• _TASK DESCRIPTION_
Transcribe the whole listing below without changing a word, but leave out every image.

──────

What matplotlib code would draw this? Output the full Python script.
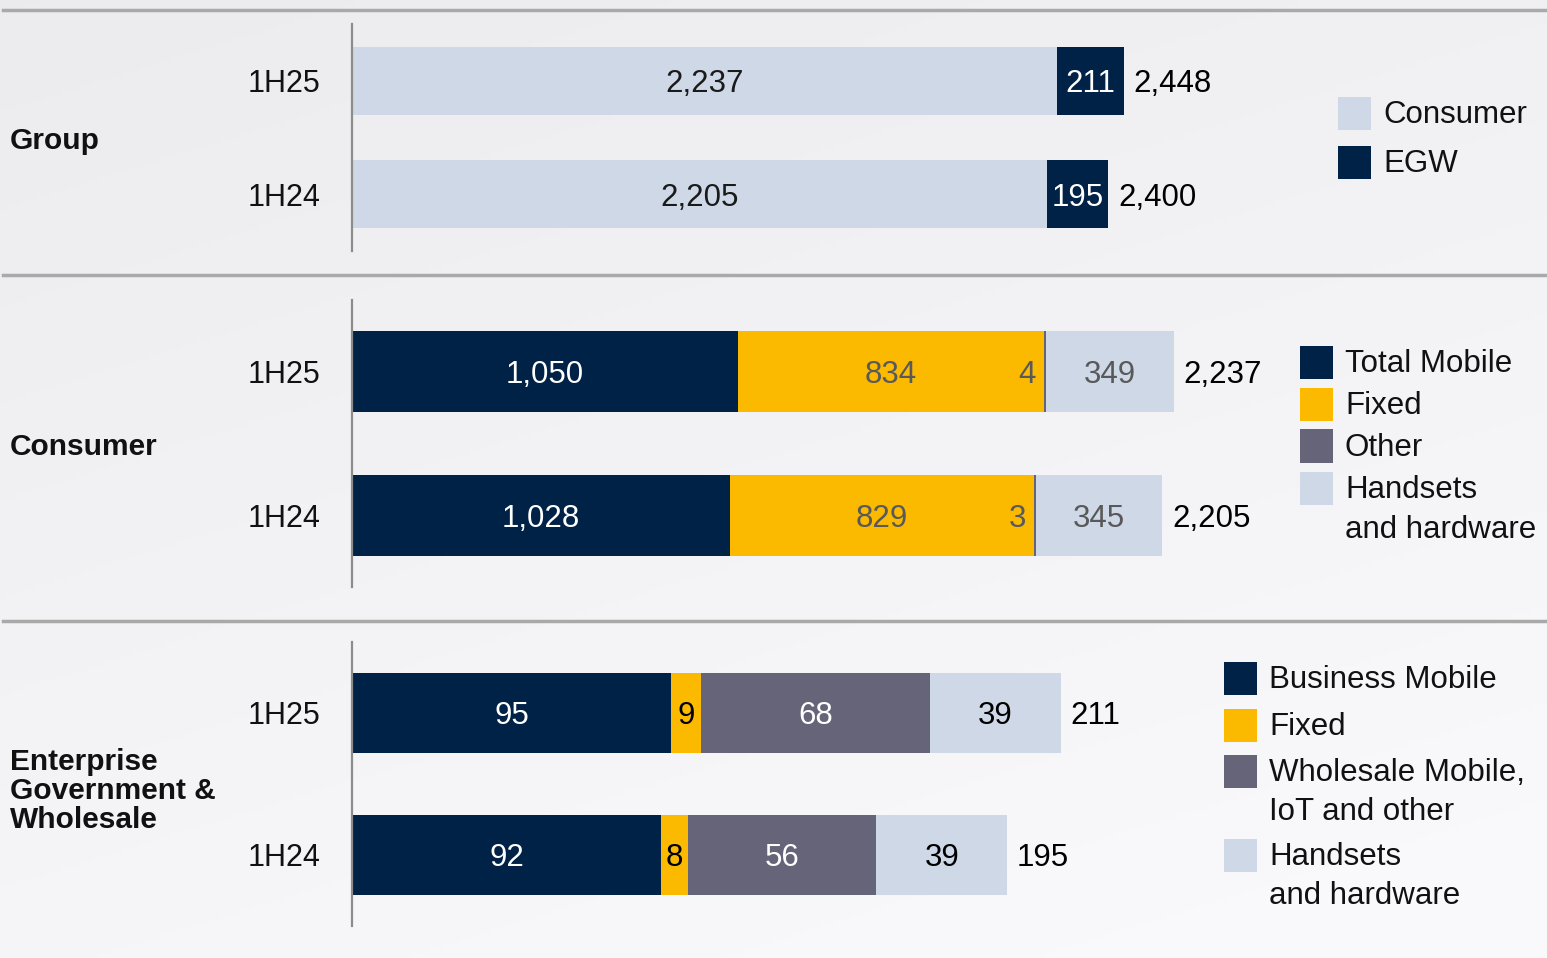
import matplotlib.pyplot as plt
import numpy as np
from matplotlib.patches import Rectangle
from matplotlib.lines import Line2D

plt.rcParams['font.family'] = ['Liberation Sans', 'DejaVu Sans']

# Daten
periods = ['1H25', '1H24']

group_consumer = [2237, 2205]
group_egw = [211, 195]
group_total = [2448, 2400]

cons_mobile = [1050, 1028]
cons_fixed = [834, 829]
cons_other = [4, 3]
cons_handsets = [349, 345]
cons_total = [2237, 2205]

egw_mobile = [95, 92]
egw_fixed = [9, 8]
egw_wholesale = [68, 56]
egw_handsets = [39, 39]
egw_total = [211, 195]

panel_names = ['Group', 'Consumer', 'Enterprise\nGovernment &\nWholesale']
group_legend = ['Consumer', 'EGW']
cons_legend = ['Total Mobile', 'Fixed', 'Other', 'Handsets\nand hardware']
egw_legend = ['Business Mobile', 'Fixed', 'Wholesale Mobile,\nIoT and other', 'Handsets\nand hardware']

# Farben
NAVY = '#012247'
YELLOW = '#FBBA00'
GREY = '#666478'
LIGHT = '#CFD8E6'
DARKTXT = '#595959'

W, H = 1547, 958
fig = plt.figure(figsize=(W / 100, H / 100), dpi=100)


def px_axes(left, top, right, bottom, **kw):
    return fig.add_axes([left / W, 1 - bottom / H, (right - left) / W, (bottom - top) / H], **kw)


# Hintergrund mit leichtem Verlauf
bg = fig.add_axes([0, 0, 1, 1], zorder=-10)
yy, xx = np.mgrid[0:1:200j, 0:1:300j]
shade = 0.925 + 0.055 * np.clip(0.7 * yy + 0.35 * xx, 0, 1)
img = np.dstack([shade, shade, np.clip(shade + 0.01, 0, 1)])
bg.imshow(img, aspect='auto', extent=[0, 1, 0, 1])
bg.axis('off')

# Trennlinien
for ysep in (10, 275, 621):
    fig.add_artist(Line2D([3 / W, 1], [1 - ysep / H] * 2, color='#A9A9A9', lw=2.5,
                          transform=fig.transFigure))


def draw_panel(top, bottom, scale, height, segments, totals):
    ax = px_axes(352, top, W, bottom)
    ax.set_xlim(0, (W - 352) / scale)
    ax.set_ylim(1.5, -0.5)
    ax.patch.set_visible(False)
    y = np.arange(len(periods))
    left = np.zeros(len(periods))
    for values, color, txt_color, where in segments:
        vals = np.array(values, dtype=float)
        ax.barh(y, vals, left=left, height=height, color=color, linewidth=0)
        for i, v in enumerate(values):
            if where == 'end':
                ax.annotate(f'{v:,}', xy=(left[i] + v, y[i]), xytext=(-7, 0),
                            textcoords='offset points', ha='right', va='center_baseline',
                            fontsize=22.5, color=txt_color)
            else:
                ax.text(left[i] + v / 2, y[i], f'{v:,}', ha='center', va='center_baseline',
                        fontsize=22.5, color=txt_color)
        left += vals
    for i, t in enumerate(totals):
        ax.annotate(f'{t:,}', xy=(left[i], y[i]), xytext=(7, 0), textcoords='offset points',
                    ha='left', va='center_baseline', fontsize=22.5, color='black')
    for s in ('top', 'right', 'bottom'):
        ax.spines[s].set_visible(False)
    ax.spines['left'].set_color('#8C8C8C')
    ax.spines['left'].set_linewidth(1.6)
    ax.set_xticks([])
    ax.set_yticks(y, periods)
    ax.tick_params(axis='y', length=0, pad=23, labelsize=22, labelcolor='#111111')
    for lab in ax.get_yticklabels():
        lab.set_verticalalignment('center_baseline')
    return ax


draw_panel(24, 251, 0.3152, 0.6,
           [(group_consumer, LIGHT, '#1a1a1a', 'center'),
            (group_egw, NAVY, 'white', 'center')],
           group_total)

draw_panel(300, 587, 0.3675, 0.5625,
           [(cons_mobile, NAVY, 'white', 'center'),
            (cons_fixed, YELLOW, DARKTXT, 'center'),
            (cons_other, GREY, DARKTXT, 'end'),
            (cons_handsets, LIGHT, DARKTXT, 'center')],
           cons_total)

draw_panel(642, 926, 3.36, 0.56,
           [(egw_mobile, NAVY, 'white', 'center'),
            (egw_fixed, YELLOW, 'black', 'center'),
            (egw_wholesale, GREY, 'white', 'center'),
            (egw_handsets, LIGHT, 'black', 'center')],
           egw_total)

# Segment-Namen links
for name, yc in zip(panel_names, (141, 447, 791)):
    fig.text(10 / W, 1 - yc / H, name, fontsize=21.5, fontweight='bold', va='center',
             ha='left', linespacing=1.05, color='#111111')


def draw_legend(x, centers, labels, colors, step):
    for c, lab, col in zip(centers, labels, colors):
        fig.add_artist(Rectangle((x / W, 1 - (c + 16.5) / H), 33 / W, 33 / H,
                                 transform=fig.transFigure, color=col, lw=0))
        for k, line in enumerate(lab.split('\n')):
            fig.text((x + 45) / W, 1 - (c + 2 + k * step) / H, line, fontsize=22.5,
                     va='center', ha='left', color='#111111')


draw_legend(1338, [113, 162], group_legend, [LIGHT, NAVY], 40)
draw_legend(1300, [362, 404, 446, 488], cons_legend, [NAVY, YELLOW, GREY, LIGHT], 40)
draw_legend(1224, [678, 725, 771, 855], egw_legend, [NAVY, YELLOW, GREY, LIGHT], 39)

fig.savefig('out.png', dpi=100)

──────

• _FULL RESPONSE_
What matplotlib code would draw this? Output the full Python script.
import matplotlib.pyplot as plt
import numpy as np
from matplotlib.patches import Rectangle
from matplotlib.lines import Line2D

plt.rcParams['font.family'] = ['Liberation Sans', 'DejaVu Sans']

# Daten
periods = ['1H25', '1H24']

group_consumer = [2237, 2205]
group_egw = [211, 195]
group_total = [2448, 2400]

cons_mobile = [1050, 1028]
cons_fixed = [834, 829]
cons_other = [4, 3]
cons_handsets = [349, 345]
cons_total = [2237, 2205]

egw_mobile = [95, 92]
egw_fixed = [9, 8]
egw_wholesale = [68, 56]
egw_handsets = [39, 39]
egw_total = [211, 195]

panel_names = ['Group', 'Consumer', 'Enterprise\nGovernment &\nWholesale']
group_legend = ['Consumer', 'EGW']
cons_legend = ['Total Mobile', 'Fixed', 'Other', 'Handsets\nand hardware']
egw_legend = ['Business Mobile', 'Fixed', 'Wholesale Mobile,\nIoT and other', 'Handsets\nand hardware']

# Farben
NAVY = '#012247'
YELLOW = '#FBBA00'
GREY = '#666478'
LIGHT = '#CFD8E6'
DARKTXT = '#595959'

W, H = 1547, 958
fig = plt.figure(figsize=(W / 100, H / 100), dpi=100)


def px_axes(left, top, right, bottom, **kw):
    return fig.add_axes([left / W, 1 - bottom / H, (right - left) / W, (bottom - top) / H], **kw)


# Hintergrund mit leichtem Verlauf
bg = fig.add_axes([0, 0, 1, 1], zorder=-10)
yy, xx = np.mgrid[0:1:200j, 0:1:300j]
shade = 0.925 + 0.055 * np.clip(0.7 * yy + 0.35 * xx, 0, 1)
img = np.dstack([shade, shade, np.clip(shade + 0.01, 0, 1)])
bg.imshow(img, aspect='auto', extent=[0, 1, 0, 1])
bg.axis('off')

# Trennlinien
for ysep in (10, 275, 621):
    fig.add_artist(Line2D([3 / W, 1], [1 - ysep / H] * 2, color='#A9A9A9', lw=2.5,
                          transform=fig.transFigure))


def draw_panel(top, bottom, scale, height, segments, totals):
    ax = px_axes(352, top, W, bottom)
    ax.set_xlim(0, (W - 352) / scale)
    ax.set_ylim(1.5, -0.5)
    ax.patch.set_visible(False)
    y = np.arange(len(periods))
    left = np.zeros(len(periods))
    for values, color, txt_color, where in segments:
        vals = np.array(values, dtype=float)
        ax.barh(y, vals, left=left, height=height, color=color, linewidth=0)
        for i, v in enumerate(values):
            if where == 'end':
                ax.annotate(f'{v:,}', xy=(left[i] + v, y[i]), xytext=(-7, 0),
                            textcoords='offset points', ha='right', va='center_baseline',
                            fontsize=22.5, color=txt_color)
            else:
                ax.text(left[i] + v / 2, y[i], f'{v:,}', ha='center', va='center_baseline',
                        fontsize=22.5, color=txt_color)
        left += vals
    for i, t in enumerate(totals):
        ax.annotate(f'{t:,}', xy=(left[i], y[i]), xytext=(7, 0), textcoords='offset points',
                    ha='left', va='center_baseline', fontsize=22.5, color='black')
    for s in ('top', 'right', 'bottom'):
        ax.spines[s].set_visible(False)
    ax.spines['left'].set_color('#8C8C8C')
    ax.spines['left'].set_linewidth(1.6)
    ax.set_xticks([])
    ax.set_yticks(y, periods)
    ax.tick_params(axis='y', length=0, pad=23, labelsize=22, labelcolor='#111111')
    for lab in ax.get_yticklabels():
        lab.set_verticalalignment('center_baseline')
    return ax


draw_panel(24, 251, 0.3152, 0.6,
           [(group_consumer, LIGHT, '#1a1a1a', 'center'),
            (group_egw, NAVY, 'white', 'center')],
           group_total)

draw_panel(300, 587, 0.3675, 0.5625,
           [(cons_mobile, NAVY, 'white', 'center'),
            (cons_fixed, YELLOW, DARKTXT, 'center'),
            (cons_other, GREY, DARKTXT, 'end'),
            (cons_handsets, LIGHT, DARKTXT, 'center')],
           cons_total)

draw_panel(642, 926, 3.36, 0.56,
           [(egw_mobile, NAVY, 'white', 'center'),
            (egw_fixed, YELLOW, 'black', 'center'),
            (egw_wholesale, GREY, 'white', 'center'),
            (egw_handsets, LIGHT, 'black', 'center')],
           egw_total)

# Segment-Namen links
for name, yc in zip(panel_names, (141, 447, 791)):
    fig.text(10 / W, 1 - yc / H, name, fontsize=21.5, fontweight='bold', va='center',
             ha='left', linespacing=1.05, color='#111111')


def draw_legend(x, centers, labels, colors, step):
    for c, lab, col in zip(centers, labels, colors):
        fig.add_artist(Rectangle((x / W, 1 - (c + 16.5) / H), 33 / W, 33 / H,
                                 transform=fig.transFigure, color=col, lw=0))
        for k, line in enumerate(lab.split('\n')):
            fig.text((x + 45) / W, 1 - (c + 2 + k * step) / H, line, fontsize=22.5,
                     va='center', ha='left', color='#111111')


draw_legend(1338, [113, 162], group_legend, [LIGHT, NAVY], 40)
draw_legend(1300, [362, 404, 446, 488], cons_legend, [NAVY, YELLOW, GREY, LIGHT], 40)
draw_legend(1224, [678, 725, 771, 855], egw_legend, [NAVY, YELLOW, GREY, LIGHT], 39)

fig.savefig('out.png', dpi=100)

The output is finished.